Venerdì scorso, infatti, sono stati pubblicati in Gazzetta ufficiale i primi due decreti firmati dal presidente della Repubblica Sergio Mattarella, che inaugurano la legge sul lavoro voluta con tutte le forze dal premier Renzi e dal ministro del Lavoro Giuliano Poletti.
Insomma, si tratta solo della prima parte dei provvedimenti che dovranno realizzare il pacchetto Jobs Act: inizialmente, infatti, erano quattro i decreti licenziati dal Consiglio dei ministri dello scorso 20 febbraio, tra cui figuravano anche i due oggi in corso di effettività.
All’appello, insomma, mancano ancora il provvedimento sui precari – che dovrebbe mettere fuorilegge i contratti co.co.co a partire dal prossimo primo gennaio – e il nuovo percorso della maternità e del congedo parentale.
Ma la parte più attesa della nuova legge è realtà: si tratta, ovviamente, del Jobs Act relativo a nuovi contratti di lavoro, articolo 18 e licenziamenti, le materie che hanno generato il braccio di ferro dei mesi scorsi tra governo, sindacati e minoranze non allineate.
Contratto a tutele crescenti
E’ ora in vigore il nuovo contratto di lavoro definito “a tutele crescenti” non perché concede particolari agevolazioni ai lavoratori rispetto all’anzianità di servizio, come lascerebbe intendere il nome, ma semplicemente poiché, al progredire del rapporto di lavoro, aumenta l’entità dell’indennizzo che verrebbe corrisposto al lavoratore in caso di licenziamento senza giusta causa o giustificato motivo. A esserne coinvolti, i lavoratori neoassunti a tempo indeterminato nel settore privato come operai, impiegati o dirigenti. Esclusi, dunque, coloro che godono già di un contratto di lavoro senza scadenza e i dipendenti del settore pubblico.
Licenziamenti. Con il Jobs Act, si stabilisce che, per licenziamenti disciplinari ed economici adeguatamente comunicati, il giudice possa disporre essenzialmente l’erogazione di un’indennità non soggetta a contributi Inps, pari a due mensilità dell’ultimo stipendio per ogni anno lavorato, con un minimo di due e un massimo di 24.
Ciò non rimane valido per i licenziamenti discriminatori e intimati in forma orale, nonché i nulli: tutte fattispecie per cui la disciplina vigente rimane quella dell’articolo 18 post legge Fornero.
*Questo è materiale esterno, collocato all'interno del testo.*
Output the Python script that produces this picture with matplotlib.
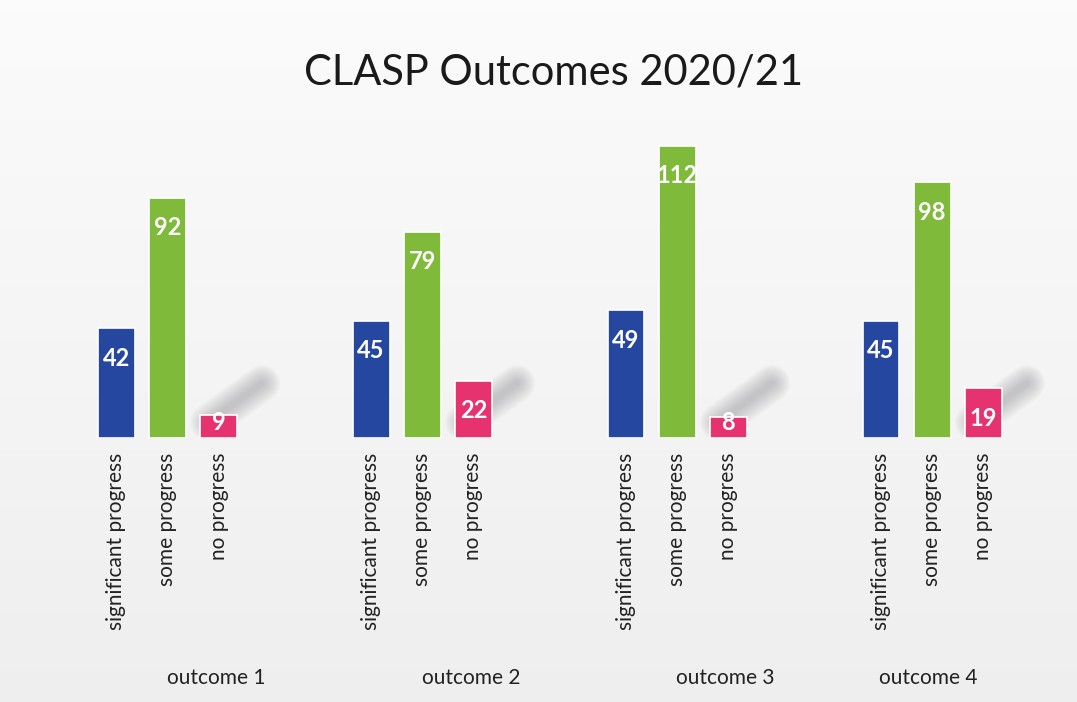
import matplotlib
matplotlib.use("Agg")
import matplotlib.pyplot as plt
import numpy as np

title = "CLASP Outcomes 2020/21"
outcomes = ["outcome 1", "outcome 2", "outcome 3", "outcome 4"]
categories = ["significant progress", "some progress", "no progress"]
significant = [42, 45, 49, 45]
some = [92, 79, 112, 98]
none_ = [9, 22, 8, 19]
colors = ["#2547a0", "#7fba3a", "#e6336f"]

plt.rcParams['font.family'] = ['Lato', 'DejaVu Sans']

fig = plt.figure(figsize=(10.77, 7.02), dpi=100)
fig.patch.set_facecolor("#f1f1f1")

# soft background gradient
bg = fig.add_axes([0, 0, 1, 1], zorder=-5)
grad = np.linspace(0, 1, 256)[:, None]
bg.imshow(np.dstack([0.985 - 0.05 * grad] * 3), aspect="auto", extent=[0, 1, 0, 1])
bg.axis("off")

ax = fig.add_axes([0, 0.376, 1, 0.624])
ax.set_xlim(-2.27, 18.77)
ax.set_ylim(0, 167.8)
ax.axis("off")
ax.patch.set_alpha(0)

series = [significant, some, none_]
group_gap = 4.98

# soft decorative shadows behind the last bar of each group
for g in range(len(outcomes)):
    xb = g * group_gap + 2
    for lw in np.linspace(26, 4, 10):
        ax.plot([xb - 0.2, xb + 0.85], [6, 21], color="#7a7a80", lw=lw, alpha=0.045,
                solid_capstyle="round", zorder=1)

for k, (vals, col) in enumerate(zip(series, colors)):
    xs = [g * group_gap + k for g in range(len(outcomes))]
    ax.bar(xs, vals, width=0.72, color=col, edgecolor="#ffffff", linewidth=1.2, zorder=3)
    for x, v in zip(xs, vals):
        yc = max(v - 11.5, 6.0)
        ax.text(x, yc, str(v), ha="center", va="center", color="white",
                fontsize=17, fontweight="bold", zorder=4)
        ax.text(x, -5.5, categories[k], rotation=90, ha="center", va="top",
                fontsize=15, color="#222222", clip_on=False)

label_shift = [1.95, 1.96, 1.94, 0.93]
for g, name in enumerate(outcomes):
    ax.text(g * group_gap + label_shift[g], -92, name, ha="center", va="center",
            fontsize=15, color="#222222", clip_on=False)

fig.text(0.514, 0.897, title, ha="center", va="center", fontsize=30, color="#1a1a1a")

fig.savefig("out.png", dpi=100, facecolor=fig.get_facecolor())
Norma, quella del 2012, che viene invece abolita per le altre tipologie di licenziamento. Resta solo una possibilità per il lavoratore ingiustamente allontanato dal luogo di lavoro: dimostrare in aula l’insussistenza del fatto imputato, cosicché il giudice possa disporre il reintegro immediato.
Vai al testo definitivo del decreto sui nuovi contratti
La nuova Naspi
L’altro decreto entrato in vigore aggiorna le previsioni dell’assegno di disoccupazione, prevedendo di aver maturato non meno di tre mesi per periodo che va dal primo gennaio dell’anno solare antecedente al momento di interruzione del rapporto, con non meno di un mese lavorato nell’anno del licenziamento.
La Naspi è corrisposta mensilmente, per un numero di settimane pari alla metà delle settimane di contribuzione degli ultimi quattro anni e si calcola con il 75 percento dello stipendio entro i 1195, dopodiché, per retribuzioni superiori, si aggiunge la somma pari al 25 per cento della differenza tra la retribuzione mensile e il predetto importo. Il massimo è di 78 settimane.
Dis-Coll. Nel decreto per la prima volta viene istituita un’indennità di disoccupazione per i precari a cui non sia stato rinnovato il contratto: viene corrisposta ogni 30 giorni per la metà dei mesi effettivamente lavorati, entro un massimo di sei mesi corrisposti.